Os anos 1980 trouxeram algumas modernizações para Bonitinha, mas Ordinária. Já na primeira fala do filme, o Doutor Heitor Werneck diz que a virgindade não é mais um requisito de dignidade como nos anos 50. Por isso foi criada uma personagem, interpretada pela venerável Henriette Morineau. Ela é uma pessoa mais velha, ligada a outra época, e como boa matriarca subjuga Heitor e exige o casamento arranjado da neta.

Os palavrões foram atualizados e multiplicados. A festa agora tem cocaína, e a cena da curra de jovens para divertimento dos convidados não nega a influência do Salò de Pier Paolo Pasolini, que tinha sido exibido pouco tempo antes no Brasil.

Por fim, uma curiosidade: Os créditos finais não dizem, mas as cenas da empresa em que Edgar e Peixoto trabalham foram filmadas na agência bancária onde atualmente funciona o Centro Cultural Banco do Brasil, no Rio de Janeiro. É curioso ver como aquele espaço, hoje tão identificado com a cultura, era de onde saíam cheques como o que tira o sono de Edgar.

Um comentário sobre “Bonitinha em tempos de pornochanchada

  1. Excelente apresentação para um filme que é, no máximo, mais ou menos (e a peça original já não é das melhores do autor).
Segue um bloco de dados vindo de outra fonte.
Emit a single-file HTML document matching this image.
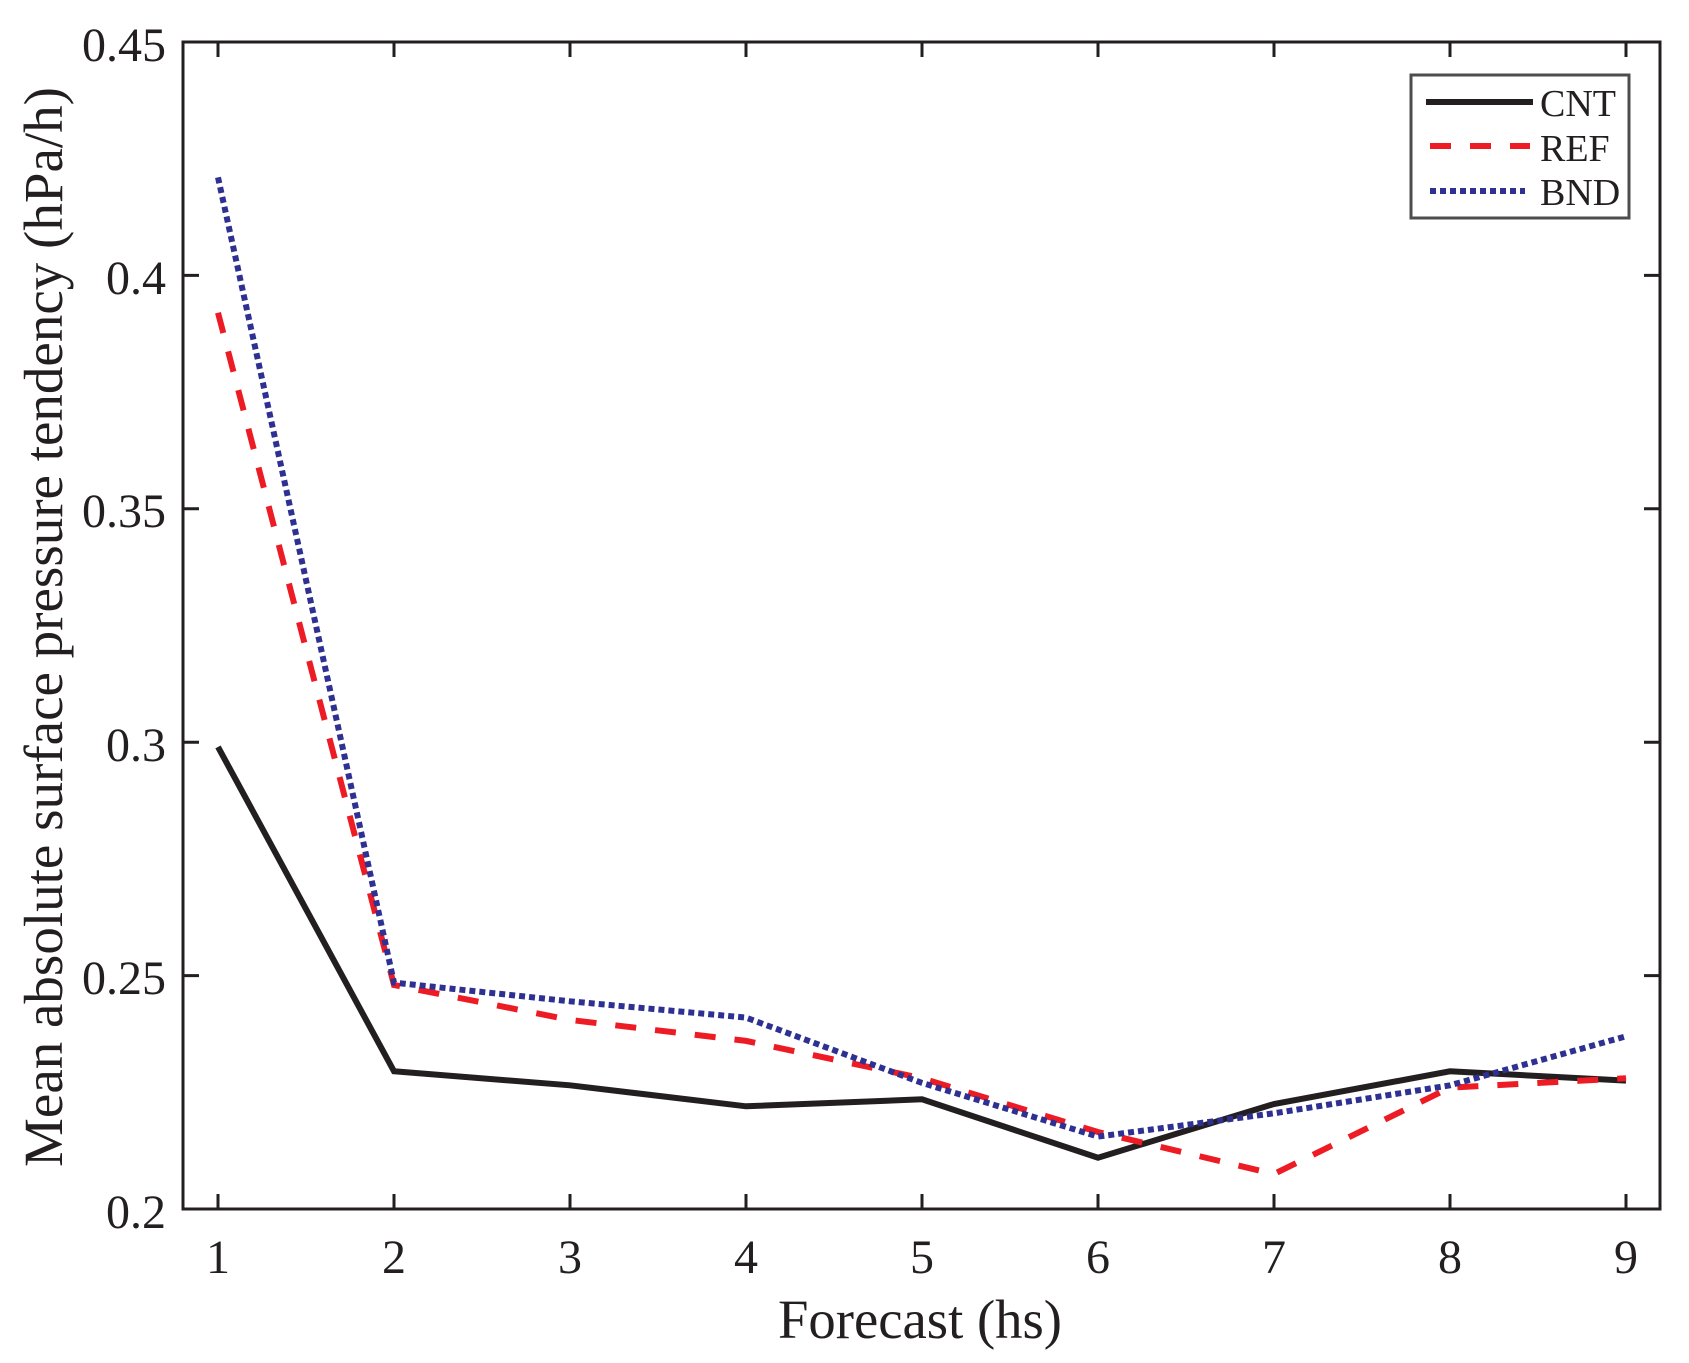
<!DOCTYPE html>
<html><head><meta charset="utf-8"><style>
html,body{margin:0;padding:0;background:#fff;}
svg{display:block;}
text{font-family:"Liberation Serif",serif;fill:#231f20;}
</style></head><body>
<svg width="1689" height="1363" viewBox="0 0 1689 1363" xmlns="http://www.w3.org/2000/svg">
<rect width="1689" height="1363" fill="#fff"/>
<!-- ticks -->
<g stroke="#231f20" stroke-width="3">
<path d="M218 1209v-15M394 1209v-15M570 1209v-15M746 1209v-15M922 1209v-15M1098 1209v-15M1274 1209v-15M1450 1209v-15M1626 1209v-15"/>
<path d="M218 42v15M394 42v15M570 42v15M746 42v15M922 42v15M1098 42v15M1274 42v15M1450 42v15M1626 42v15"/>
<path d="M183 975.6h16M183 742.2h16M183 508.8h16M183 275.4h16M1660 975.6h-16M1660 742.2h-16M1660 508.8h-16M1660 275.4h-16"/>
</g>
<!-- series -->
<g fill="none" stroke-linejoin="miter">
<polyline stroke="#231f20" stroke-width="6" points="218,746.9 394,1071.3 570,1085.3 746,1106.3 922,1099.3 1098,1157.7 1274,1104 1450,1071.3 1626,1080.6"/>
<polyline stroke="#ed1c24" stroke-width="6" stroke-dasharray="21,19" points="218,312.7 394,985 570,1019.9 746,1040.9 922,1078.3 1098,1132 1274,1174 1450,1087.6 1626,1078.3"/>
<polyline stroke="#2e3192" stroke-width="6" stroke-dasharray="6,4" points="218,177.4 394,982.6 570,1001.3 746,1017.6 922,1082.9 1098,1136.6 1274,1113.3 1450,1085.3 1626,1036.3"/>
</g>
<rect x="183" y="42" width="1477" height="1167" fill="none" stroke="#231f20" stroke-width="3"/>
<!-- legend -->
<rect x="1411" y="75" width="218" height="143" fill="#fff" stroke="#4d4d4f" stroke-width="3"/>
<line x1="1426" y1="102" x2="1533" y2="102" stroke="#231f20" stroke-width="6"/>
<line x1="1430" y1="146" x2="1530" y2="146" stroke="#ed1c24" stroke-width="6" stroke-dasharray="21,19"/>
<line x1="1430" y1="191" x2="1525" y2="191" stroke="#2e3192" stroke-width="6" stroke-dasharray="6,4"/>
<g font-size="38">
<text x="1540" y="116">CNT</text>
<text x="1540" y="161">REF</text>
<text x="1540" y="205">BND</text>
</g>
<!-- tick labels -->
<g font-size="48" text-anchor="end">
<text x="166" y="1228">0.2</text>
<text x="166" y="994">0.25</text>
<text x="166" y="761">0.3</text>
<text x="166" y="527">0.35</text>
<text x="166" y="294">0.4</text>
<text x="166" y="61">0.45</text>
</g>
<g font-size="48" text-anchor="middle">
<text x="218" y="1273">1</text>
<text x="394" y="1273">2</text>
<text x="570" y="1273">3</text>
<text x="746" y="1273">4</text>
<text x="922" y="1273">5</text>
<text x="1098" y="1273">6</text>
<text x="1274" y="1273">7</text>
<text x="1450" y="1273">8</text>
<text x="1626" y="1273">9</text>
</g>
<text x="920" y="1338" font-size="55" text-anchor="middle" textLength="284" lengthAdjust="spacingAndGlyphs">Forecast (hs)</text>
<text transform="translate(62,627) rotate(-90)" font-size="55" text-anchor="middle" textLength="1080" lengthAdjust="spacingAndGlyphs">Mean absolute surface pressure tendency (hPa/h)</text>
</svg>
</body></html>
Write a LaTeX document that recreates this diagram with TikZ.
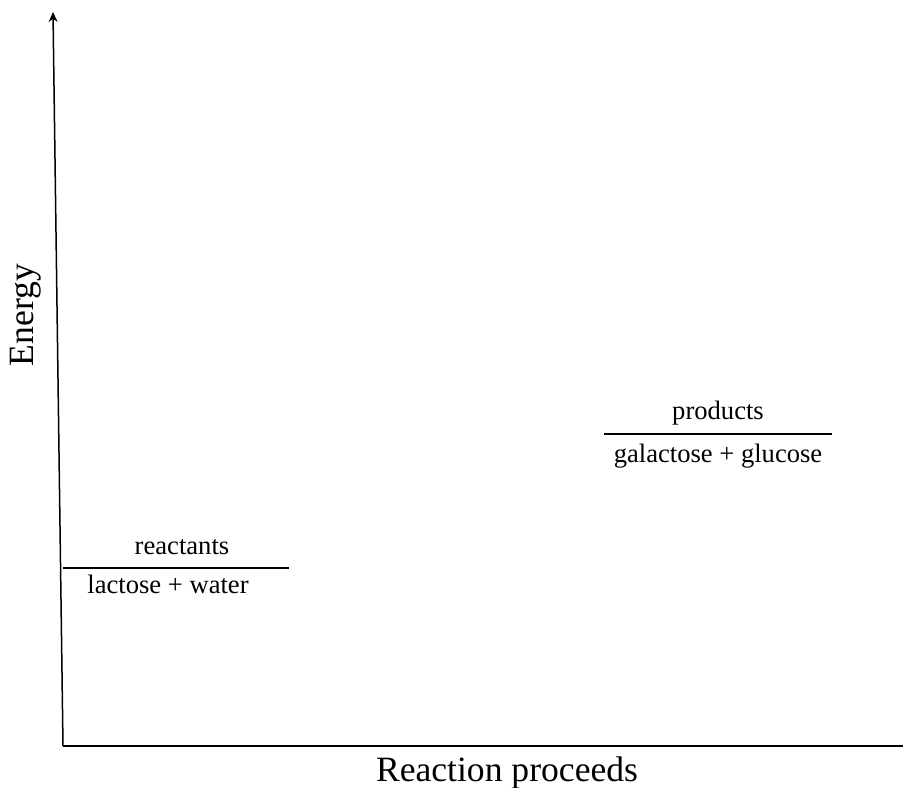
\documentclass[tikz,border=0pt]{standalone}
\usepackage{fontspec}
\setmainfont{Liberation Serif}
\usetikzlibrary{arrows.meta}

\begin{document}
\begin{tikzpicture}[x=0.5pt,y=-0.5pt,
  level/.style={line width=1.4pt},
  lab/.style={font=\fontsize{13.3}{15}\selectfont, anchor=base, inner sep=0pt},
  axlab/.style={font=\fontsize{17.8}{20}\selectfont, anchor=base, inner sep=0pt}]
\useasboundingbox (0,0) rectangle (903,787);
% axes
\coordinate (o) at (63,746);
\coordinate (ytop) at (53,12);
\coordinate (xend) at (903,746);
\draw[line width=0.75pt, -{Stealth[length=5pt,width=4.5pt]}] (o) -- (ytop);
\draw[line width=0.75pt] (o) -- (xend);
\node[axlab, rotate=90] (energy) at (33,315) {Energy};
\node[axlab] (proceeds) at (507,781) {Reaction proceeds};
% reactants level
\coordinate (r1) at (63,568);
\coordinate (r2) at (289,568);
\draw[level] (r1) -- (r2);
\node[lab] (reac) at (182,554) {reactants};
\node[lab] (lw) at (168,593) {lactose + water};
% products level
\coordinate (p1) at (604,434);
\coordinate (p2) at (832,434);
\draw[level] (p1) -- (p2);
\node[lab] (prod) at (718,419) {products};
\node[lab] (gg) at (718,462) {galactose + glucose};
\end{tikzpicture}
\end{document}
Curti muito a frase da qual não me lembrava mais: “Ora aparecemos varados de luz como um santo de vitral, ora rugimos como um fauno de tapete”. Santo de vitral e fauno de tapete transformam imediatamente o pensamento-linguagem de Nelson em imagens visuais absolutas e conceitos (ou pré-conceitos/estereótipos) definitvos.